The slump put Shanghai firmly into bear territory alongside Shenzhen, with the main market down almost 25 per cent from its peak on June 12, little more than two weeks ago. It was also below the symbolic 4,000-point level for the first time since April 9. "The market's correction may not be over yet as downward pressure coming from profit-taking and stricter margin trading rules may not have been completely digested yet," Haitong Securities analyst Zhang Qi told AFP.
On Saturday China's central bank announced interest rate cuts of 0.25 percentage points and reduced some reserve requirement ratios -- limits on the amounts banks can lend -- by 0.50 percentage points.
But the move did not arrest the declines of the previous two weeks. "We have to bear in mind that the interest-rate cut is the fourth in eight months, so the perceived implication of a rate cut on equity markets may have waned," Bernard Aw, a Singapore-based strategist at IG Asia Pte told Bloomberg News. "The market may be receiving mixed signals on what exactly the PBOC hopes to achieve with its rate cut."

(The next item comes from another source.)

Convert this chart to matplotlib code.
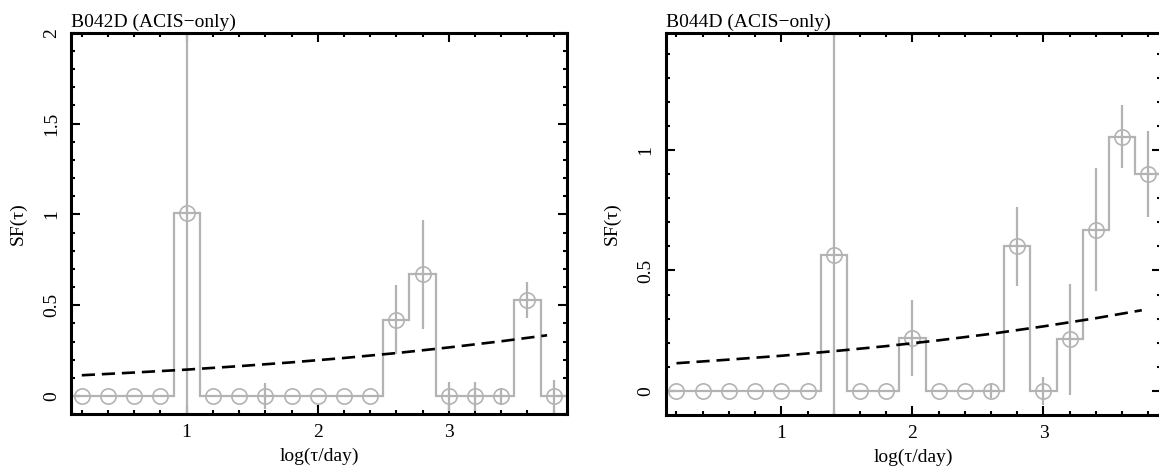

Initially both Chinese exchanges opened higher on Monday, even as Greece imposed capital controls with its debt crisis threatening a possible eurozone exit. But then the downward momentum resumed. "It's all about sentiment," Wenjie Lu, Shanghai-based strategist at UBS Group AG told Bloomberg News. "The government needs to continue sending stronger signals and without them, the market seems to have further to go down."
When Shanghai peaked on June 12 it had risen more than 150 per cent over the previous 12 months. Analysts say the past fortnight's falls were mainly triggered by new restrictions on margin trading and accelerated by growing concern about overvaluations. But they said the government still wanted the positive trend to continue. "The rate cut is much earlier than our expectation," Nomura economists wrote in a note. "In this case, we think the easing is to contain the risk of systemic crisis rather than one to achieve faster growth."
Monday's official China Securities Journal carried a speech given by the paper's party secretary and editor-in-chief Wu Jincai that claimed Chinese stock markets are set to enjoy a "golden time" that will last for more than three decades. "As the luckiest generation in the history of the Chinese nation, we are honoured to witness the great Chinese national rejuvenation -- the realisation of the Chinese dream," Wu said. "During the process, a golden time that will last for more than 30 years will be generated in China's capital market."